纒向遺跡の大型建物跡(2024年10月、筆者撮影)

纒向遺跡(奈良県桜井市)は魏志倭人伝に登場する女王・卑弥呼の都の有力候補地として有名です。僕は、纒向は4世紀のヤマト王権初期の王都だったとは思いますが、3世紀前半の卑弥呼の都だったということはありえないと考えています。僕のnoteではその11の根拠を示しましたが、ここではそのうちの7つを紹介します。

纒向は大陸や九州との交流の痕跡が希薄

纒向では、外交や交易の証拠となる楽浪(朝鮮半島北部)系土器・九州系土器の出土がほとんどありません。卑弥呼は九州から朝鮮半島を経て中国と交流していながら、纒向にはその痕跡が見られません。纒向は外交拠点としての実態がうかがえず、僕はもうそれだけで、卑弥呼の都の資格がないと思います。

大型建物は卑弥呼と相いれない

2009年に見つかった纒向の大型建物は、柱穴などから出雲大社の原形とされ、開放的な構造だったことがわかっています。
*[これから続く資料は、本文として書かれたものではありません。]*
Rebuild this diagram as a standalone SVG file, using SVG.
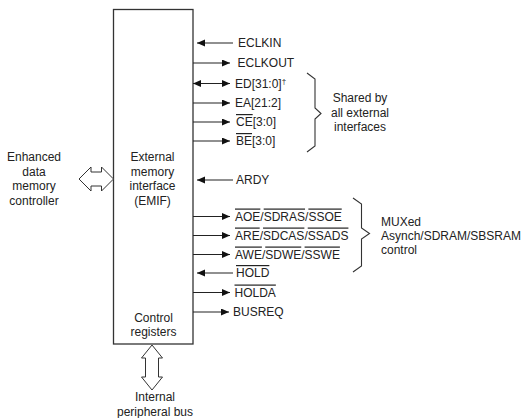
<svg xmlns="http://www.w3.org/2000/svg" width="524" height="418" viewBox="0 0 524 418">
<style>
text{font-family:"Liberation Sans",Arial,sans-serif;font-size:12px;fill:#222}
.c{text-anchor:middle}
.ov{text-decoration:overline}
.ln{stroke:#222;stroke-width:1.1;fill:none}
.box{fill:#fff;stroke:#333;stroke-width:1.3}
.dbl{fill:#fff;stroke:#333;stroke-width:1}
.br{fill:none;stroke:#333;stroke-width:1.1}
</style>
<defs>
<marker id="ah" markerUnits="userSpaceOnUse" markerWidth="9" markerHeight="8" refX="8" refY="3.5" orient="auto-start-reverse">
<path d="M0,0 L8,3.5 L0,7 z" fill="#111"/>
</marker>
</defs>
<rect width="524" height="418" fill="#fff"/>

<g id="emif">
<rect class="box" x="113.5" y="9.5" width="79.5" height="334.5"/>
<text class="c" x="152.5" y="161">External</text>
<text class="c" x="152.5" y="175.5">memory</text>
<text class="c" x="152.5" y="190">interface</text>
<text class="c" x="152.5" y="204.5">(EMIF)</text>
<text class="c" x="153.5" y="322">Control</text>
<text class="c" x="153.5" y="336">registers</text>
</g>

<g id="edmc">
<text class="c" x="34" y="161">Enhanced</text>
<text class="c" x="34" y="175.5">data</text>
<text class="c" x="34" y="190">memory</text>
<text class="c" x="34" y="204.5">controller</text>
</g>

<g id="periph">
<text class="c" x="155" y="400.5">Internal</text>
<text class="c" x="155" y="416">peripheral bus</text>
</g>

<g id="connectors">
<polygon class="dbl" points="79,179 91,167 91,172 101.5,172 101.5,167 113.5,179 101.5,191 101.5,186 91,186 91,191"/>
<polygon class="dbl" points="152,345 141.5,358 145.5,358 145.5,377 141.5,377 152,390 162.5,377 158.5,377 158.5,358 162.5,358"/>
<line class="ln" x1="233" y1="43" x2="197" y2="43" marker-end="url(#ah)"/>
<line class="ln" x1="193" y1="63" x2="230" y2="63" marker-end="url(#ah)"/>
<line class="ln" x1="193" y1="83.5" x2="230" y2="83.5" marker-start="url(#ah)" marker-end="url(#ah)"/>
<line class="ln" x1="193" y1="103" x2="230" y2="103" marker-end="url(#ah)"/>
<line class="ln" x1="193" y1="122" x2="230" y2="122" marker-end="url(#ah)"/>
<line class="ln" x1="193" y1="141" x2="230" y2="141" marker-end="url(#ah)"/>
<line class="ln" x1="233" y1="180" x2="197" y2="180" marker-end="url(#ah)"/>
<line class="ln" x1="193" y1="216.5" x2="230" y2="216.5" marker-end="url(#ah)"/>
<line class="ln" x1="193" y1="235.5" x2="230" y2="235.5" marker-end="url(#ah)"/>
<line class="ln" x1="193" y1="254.5" x2="230" y2="254.5" marker-end="url(#ah)"/>
<line class="ln" x1="233" y1="273" x2="197" y2="273" marker-end="url(#ah)"/>
<line class="ln" x1="193" y1="292.5" x2="230" y2="292.5" marker-end="url(#ah)"/>
<line class="ln" x1="193" y1="312" x2="229" y2="312" marker-end="url(#ah)"/>
</g>

<g id="signals">
<text x="238" y="47">ECLKIN</text>
<text x="237.5" y="67">ECLKOUT</text>
<text x="235" y="87.5">ED[31:0]<tspan font-size="8" dy="-4">†</tspan></text>
<text x="235" y="107">EA[21:2]</text>
<text x="236" y="126"><tspan class="ov">CE</tspan>[3:0]</text>
<text x="236" y="145"><tspan class="ov">BE</tspan>[3:0]</text>
<text x="236" y="184">ARDY</text>
<text x="235" y="220.5"><tspan class="ov">AOE</tspan>/<tspan class="ov">SDRAS</tspan>/<tspan class="ov">SSOE</tspan></text>
<text x="235" y="239.5"><tspan class="ov">ARE</tspan>/<tspan class="ov">SDCAS</tspan>/<tspan class="ov">SSADS</tspan></text>
<text x="235" y="258.5"><tspan class="ov">AWE</tspan>/<tspan class="ov">SDWE</tspan>/<tspan class="ov">SSWE</tspan></text>
<text x="236" y="277"><tspan class="ov">HOLD</tspan></text>
<text x="234.5" y="296.5"><tspan class="ov">HOLDA</tspan></text>
<text x="233" y="316">BUSREQ</text>
</g>

<g id="shared">
<path class="br" d="M307,73 L315,79 L315,108 L321,113.5 L315,119 L315,146 L307,152"/>
<text class="c" x="360" y="102">Shared by</text>
<text class="c" x="360" y="116.5">all external</text>
<text class="c" x="360" y="131">interfaces</text>
</g>

<g id="muxed">
<path class="br" d="M353,198 L361.5,204 L361.5,228 L369.5,233.5 L361.5,239 L361.5,266 L353,272"/>
<text x="381" y="225.5">MUXed</text>
<text x="381" y="239.5">Asynch/SDRAM/SBSRAM</text>
<text x="381" y="253.5">control</text>
</g>
</svg>
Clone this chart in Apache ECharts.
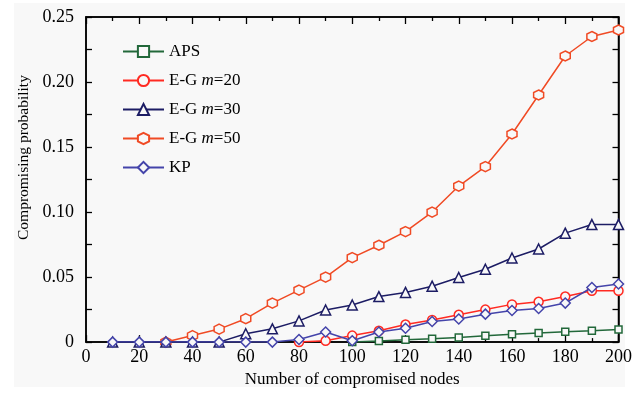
<!DOCTYPE html>
<html>
<head>
<meta charset="utf-8">
<script src="https://cdn.jsdelivr.net/npm/echarts@6/dist/echarts.min.js"></script>
<style>html,body{margin:0;padding:0;background:#fff}#c{width:635px;height:393px}</style>
</head>
<body>
<div id="c"></div>
<script>
const xValues = [10,20,30,40,50,60,70,80,90,100,110,120,130,140,150,160,170,180,190,200];
const aps   = [null,null,null,null,null,null,null,null,null,0,0.0008,0.0018,0.0025,0.0035,0.0048,0.006,0.007,0.008,0.0088,0.0097];
const eg20  = [null,null,null,null,null,null,null,0,0.001,0.005,0.0087,0.0135,0.017,0.021,0.025,0.029,0.031,0.035,0.0395,0.0395];
const eg30  = [0,0,0,0,0,0.0064,0.0102,0.0163,0.0247,0.0285,0.035,0.0382,0.043,0.0497,0.056,0.0647,0.0716,0.0838,0.0904,0.0904];
const eg50  = [null,null,0,0.005,0.01,0.018,0.03,0.04,0.05,0.065,0.0745,0.085,0.1,0.12,0.135,0.16,0.19,0.22,0.235,0.24];
const kp    = [0,0,0,0,0,0,0,0.002,0.0078,0.001,0.0078,0.0107,0.0158,0.0178,0.0215,0.0243,0.0258,0.030,0.042,0.0447];
const seriesNames = ['APS','E-G m=20','E-G m=30','E-G m=50','KP'];
const xTicks = ['0','20','40','60','80','100','120','140','160','180','200'];
const yTicks = ['0','0.05','0.10','0.15','0.20','0.25'];

const FONT = 'Liberation Serif';
const HEX = 'path://M0,-10 L8.66,-5 L8.66,5 L0,10 L-8.66,5 L-8.66,-5 Z';

function pairs(arr){ return xValues.map((x,i)=> arr[i]==null ? null : [x, arr[i]]).filter(p=>p); }

function mk(name, data, color, symbol, size, z){
  return {
    name: name, type: 'line', data: pairs(data), z: z,
    symbol: symbol, symbolSize: size, showSymbol: true,
    lineStyle: {color: color, width: 1.5},
    itemStyle: {color: '#f8f8f8', borderColor: color, borderWidth: 1.5},
    emphasis: {disabled: true}, animation: false
  };
}

const tickStyle = {color: '#000', width: 1.3};
function axisBase(extra){
  return Object.assign({
    type: 'value',
    axisLine: {show: true, onZero: false, lineStyle: {color: '#000', width: 1.5}},
    splitLine: {show: false},
    minorSplitLine: {show: false}
  }, extra);
}

const chart = echarts.init(document.getElementById('c'), null, {renderer: 'canvas'});
chart.setOption({
  backgroundColor: '#ffffff',
  animation: false,
  graphic: [{type: 'rect', shape: {x: 14, y: 3, width: 611, height: 384}, style: {fill: '#f8f8f8'}, z: -10, silent: true}],
  grid: {left: 86, right: 16, top: 17, bottom: 49, containLabel: false, show: true, borderColor: '#000', borderWidth: 1.5, backgroundColor: 'transparent'},
  legend: {
    orient: 'vertical', left: 117, top: 38,
    itemWidth: 41, itemHeight: 14, itemGap: 12,
    data: seriesNames,
    textStyle: {fontFamily: FONT, fontSize: 17, color: '#000', rich: {i: {fontFamily: FONT, fontSize: 17, fontStyle: 'italic', color: '#000'}}},
    formatter: function(n){ return n.replace('m=', '{i|m}='); }
  },
  xAxis: [
    axisBase({
      position: 'bottom', min: 0, max: 200, interval: 20,
      axisTick: {show: true, inside: true, length: 7, lineStyle: tickStyle},
      minorTick: {show: true, splitNumber: 2, length: 4, lineStyle: tickStyle},
      axisLabel: {fontFamily: FONT, fontSize: 18, color: '#000', margin: 6,
        formatter: function(v){ return xTicks[Math.round(v/20)]; }},
      name: 'Number of compromised nodes', nameLocation: 'middle', nameGap: 28,
      nameTextStyle: {fontFamily: FONT, fontSize: 17, color: '#000'}
    }),
    axisBase({
      position: 'top', min: 0, max: 200, interval: 20,
      axisTick: {show: true, inside: true, length: 7, lineStyle: tickStyle},
      minorTick: {show: true, splitNumber: 2, length: 4, lineStyle: tickStyle},
      axisLabel: {show: false}
    })
  ],
  yAxis: [
    axisBase({
      position: 'left', min: 0, max: 0.25, interval: 0.05,
      axisTick: {show: true, inside: true, length: 6, lineStyle: tickStyle},
      minorTick: {show: true, splitNumber: 2, length: 6, lineStyle: tickStyle},
      axisLabel: {fontFamily: FONT, fontSize: 18, color: '#000', margin: 12,
        formatter: function(v){ return yTicks[Math.round(v/0.05)]; }},
      name: 'Compromising probability', nameLocation: 'middle', nameGap: 52,
      nameTextStyle: {fontFamily: FONT, fontSize: 15.5, color: '#000', padding: [0,0,0,44]}
    }),
    axisBase({
      position: 'right', min: 0, max: 0.25, interval: 0.05,
      axisTick: {show: true, inside: true, length: 6, lineStyle: tickStyle},
      minorTick: {show: true, splitNumber: 2, length: 6, lineStyle: tickStyle},
      axisLabel: {show: false}
    })
  ],
  series: [
    mk('E-G m=50', eg50, '#f04a24', HEX, 10, 2),
    mk('E-G m=20', eg20, '#ff2a22', 'circle', 9, 3),
    mk('E-G m=30', eg30, '#1c1c64', 'triangle', 10, 4),
    mk('APS', aps, '#22683a', 'rect', 7, 5),
    mk('KP', kp, '#4444aa', 'diamond', 10, 6)
  ]
});
</script>
</body>
</html>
大型建物は祭祀や政務(会合や謁見など)を司る場だったと考えられ、神秘性を重視する卑弥呼の鬼道とは相いれません。

纒向は外来系土器が卓越しているわけではない

纒向は日本列島各地からの外来系土器の比率が高いとされ、人々が訪ねてきた交易拠点であり、卑弥呼の都にふさわしいと言われます。外来系比率は1976年には15%と報告されましたが、その後は調査によって10~43%まで大きく異なり、評価が安定しません。他の遺跡と比較しても、纒向が外来系比率や地域的広がりで優れているとは言えません。